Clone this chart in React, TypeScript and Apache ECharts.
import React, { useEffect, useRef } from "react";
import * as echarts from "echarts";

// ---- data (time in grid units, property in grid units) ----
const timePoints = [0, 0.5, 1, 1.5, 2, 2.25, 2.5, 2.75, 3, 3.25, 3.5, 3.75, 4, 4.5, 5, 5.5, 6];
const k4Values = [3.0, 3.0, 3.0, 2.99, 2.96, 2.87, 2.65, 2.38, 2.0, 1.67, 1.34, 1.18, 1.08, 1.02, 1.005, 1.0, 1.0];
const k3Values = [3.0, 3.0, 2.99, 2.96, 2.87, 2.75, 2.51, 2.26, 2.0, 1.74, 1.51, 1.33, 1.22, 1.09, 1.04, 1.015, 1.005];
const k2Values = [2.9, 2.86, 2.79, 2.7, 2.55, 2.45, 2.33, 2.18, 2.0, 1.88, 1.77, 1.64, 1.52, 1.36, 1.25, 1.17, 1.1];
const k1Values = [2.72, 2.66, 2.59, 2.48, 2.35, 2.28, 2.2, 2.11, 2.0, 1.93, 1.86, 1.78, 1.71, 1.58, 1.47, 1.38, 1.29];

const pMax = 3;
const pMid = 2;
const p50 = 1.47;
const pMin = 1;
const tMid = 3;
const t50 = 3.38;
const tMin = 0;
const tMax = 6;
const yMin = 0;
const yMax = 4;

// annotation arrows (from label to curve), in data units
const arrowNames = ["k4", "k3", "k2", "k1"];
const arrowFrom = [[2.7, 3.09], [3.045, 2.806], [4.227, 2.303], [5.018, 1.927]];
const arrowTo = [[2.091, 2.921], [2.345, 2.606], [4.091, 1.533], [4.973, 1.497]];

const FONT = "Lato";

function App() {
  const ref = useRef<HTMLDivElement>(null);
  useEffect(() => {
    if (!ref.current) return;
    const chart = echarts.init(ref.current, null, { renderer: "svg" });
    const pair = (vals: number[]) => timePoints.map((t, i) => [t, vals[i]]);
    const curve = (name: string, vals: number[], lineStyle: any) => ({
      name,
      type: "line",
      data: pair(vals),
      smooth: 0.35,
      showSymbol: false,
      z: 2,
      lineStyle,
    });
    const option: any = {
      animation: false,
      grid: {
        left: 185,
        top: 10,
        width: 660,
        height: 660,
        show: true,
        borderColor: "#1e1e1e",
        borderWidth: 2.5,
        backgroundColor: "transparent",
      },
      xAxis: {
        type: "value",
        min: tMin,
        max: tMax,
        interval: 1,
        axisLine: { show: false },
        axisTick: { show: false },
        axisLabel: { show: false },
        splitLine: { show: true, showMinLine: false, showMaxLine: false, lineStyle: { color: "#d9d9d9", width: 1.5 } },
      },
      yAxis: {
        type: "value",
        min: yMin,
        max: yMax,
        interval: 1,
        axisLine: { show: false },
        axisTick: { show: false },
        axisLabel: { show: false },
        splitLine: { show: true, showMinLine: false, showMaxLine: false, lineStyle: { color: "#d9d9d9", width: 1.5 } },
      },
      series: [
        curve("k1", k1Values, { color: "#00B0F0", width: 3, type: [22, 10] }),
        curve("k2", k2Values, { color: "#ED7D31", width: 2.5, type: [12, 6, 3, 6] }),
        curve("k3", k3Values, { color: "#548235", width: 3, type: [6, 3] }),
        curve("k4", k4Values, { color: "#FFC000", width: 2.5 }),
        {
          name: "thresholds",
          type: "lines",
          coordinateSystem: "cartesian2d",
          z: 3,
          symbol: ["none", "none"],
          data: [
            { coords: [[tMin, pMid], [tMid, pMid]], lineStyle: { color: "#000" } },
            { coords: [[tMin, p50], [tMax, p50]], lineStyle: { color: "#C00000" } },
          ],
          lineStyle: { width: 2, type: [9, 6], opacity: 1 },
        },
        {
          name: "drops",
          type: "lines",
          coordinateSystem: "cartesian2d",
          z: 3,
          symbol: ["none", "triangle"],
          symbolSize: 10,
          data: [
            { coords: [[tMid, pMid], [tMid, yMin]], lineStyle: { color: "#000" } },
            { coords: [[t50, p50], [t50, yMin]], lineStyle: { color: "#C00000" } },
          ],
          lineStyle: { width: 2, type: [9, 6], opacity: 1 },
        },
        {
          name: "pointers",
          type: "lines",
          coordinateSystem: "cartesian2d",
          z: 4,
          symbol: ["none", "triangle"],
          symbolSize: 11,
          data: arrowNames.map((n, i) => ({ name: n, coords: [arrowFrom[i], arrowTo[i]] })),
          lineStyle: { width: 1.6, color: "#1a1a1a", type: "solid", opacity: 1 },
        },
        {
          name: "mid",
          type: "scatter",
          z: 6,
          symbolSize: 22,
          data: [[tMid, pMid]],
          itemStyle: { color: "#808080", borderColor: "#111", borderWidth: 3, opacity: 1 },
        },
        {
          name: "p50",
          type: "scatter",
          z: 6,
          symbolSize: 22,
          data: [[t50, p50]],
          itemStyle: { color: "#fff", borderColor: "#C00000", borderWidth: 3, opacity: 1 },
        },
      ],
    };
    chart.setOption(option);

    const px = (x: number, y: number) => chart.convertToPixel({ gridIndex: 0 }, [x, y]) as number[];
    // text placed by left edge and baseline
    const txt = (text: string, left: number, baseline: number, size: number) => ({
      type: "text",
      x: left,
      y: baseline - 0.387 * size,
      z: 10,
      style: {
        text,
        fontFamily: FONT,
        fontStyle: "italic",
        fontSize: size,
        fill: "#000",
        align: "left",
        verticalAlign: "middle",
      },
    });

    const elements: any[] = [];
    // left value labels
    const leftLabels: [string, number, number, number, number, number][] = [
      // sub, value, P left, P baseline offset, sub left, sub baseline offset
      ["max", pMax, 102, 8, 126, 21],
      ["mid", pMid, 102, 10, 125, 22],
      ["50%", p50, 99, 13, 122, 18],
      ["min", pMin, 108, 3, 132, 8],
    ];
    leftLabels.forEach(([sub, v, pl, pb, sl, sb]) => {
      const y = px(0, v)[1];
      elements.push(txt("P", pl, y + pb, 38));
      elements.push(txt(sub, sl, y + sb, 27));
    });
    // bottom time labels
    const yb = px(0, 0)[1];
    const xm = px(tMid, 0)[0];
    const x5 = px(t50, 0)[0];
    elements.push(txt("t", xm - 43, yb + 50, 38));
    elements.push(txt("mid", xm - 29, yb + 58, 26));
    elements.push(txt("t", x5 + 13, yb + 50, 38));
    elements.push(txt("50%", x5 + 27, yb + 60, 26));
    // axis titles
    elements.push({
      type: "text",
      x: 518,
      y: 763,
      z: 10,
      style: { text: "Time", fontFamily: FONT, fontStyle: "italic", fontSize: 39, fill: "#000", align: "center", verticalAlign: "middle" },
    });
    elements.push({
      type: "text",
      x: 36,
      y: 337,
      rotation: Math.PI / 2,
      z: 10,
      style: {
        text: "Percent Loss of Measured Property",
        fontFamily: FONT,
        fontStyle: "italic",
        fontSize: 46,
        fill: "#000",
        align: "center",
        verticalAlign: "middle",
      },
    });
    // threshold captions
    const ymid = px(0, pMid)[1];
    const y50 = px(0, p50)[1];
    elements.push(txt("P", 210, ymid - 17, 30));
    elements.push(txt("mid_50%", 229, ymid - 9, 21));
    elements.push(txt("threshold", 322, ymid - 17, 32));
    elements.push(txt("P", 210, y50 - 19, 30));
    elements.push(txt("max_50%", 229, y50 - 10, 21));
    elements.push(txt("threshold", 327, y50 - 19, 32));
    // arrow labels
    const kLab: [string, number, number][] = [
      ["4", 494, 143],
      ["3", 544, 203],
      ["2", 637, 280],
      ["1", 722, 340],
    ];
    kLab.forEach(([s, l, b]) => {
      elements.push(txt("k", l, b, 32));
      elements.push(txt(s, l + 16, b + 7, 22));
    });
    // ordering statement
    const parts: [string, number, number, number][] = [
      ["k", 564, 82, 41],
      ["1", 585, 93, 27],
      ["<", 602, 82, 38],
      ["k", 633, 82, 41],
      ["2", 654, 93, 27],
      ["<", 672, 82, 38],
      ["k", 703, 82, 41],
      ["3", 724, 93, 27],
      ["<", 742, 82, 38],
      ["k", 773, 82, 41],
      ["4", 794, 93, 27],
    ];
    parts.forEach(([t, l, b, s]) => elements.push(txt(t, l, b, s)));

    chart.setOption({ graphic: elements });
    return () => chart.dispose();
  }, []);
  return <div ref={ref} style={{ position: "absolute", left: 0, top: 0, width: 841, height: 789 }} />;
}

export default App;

• Task brief: Each line from the top of the material above through the line with "import * as" must be echoed exactly, and no other line.

• Answer for this exercise:
Clone this chart in React, TypeScript and Apache ECharts.
import React, { useEffect, useRef } from "react";
import * as echarts from "echarts";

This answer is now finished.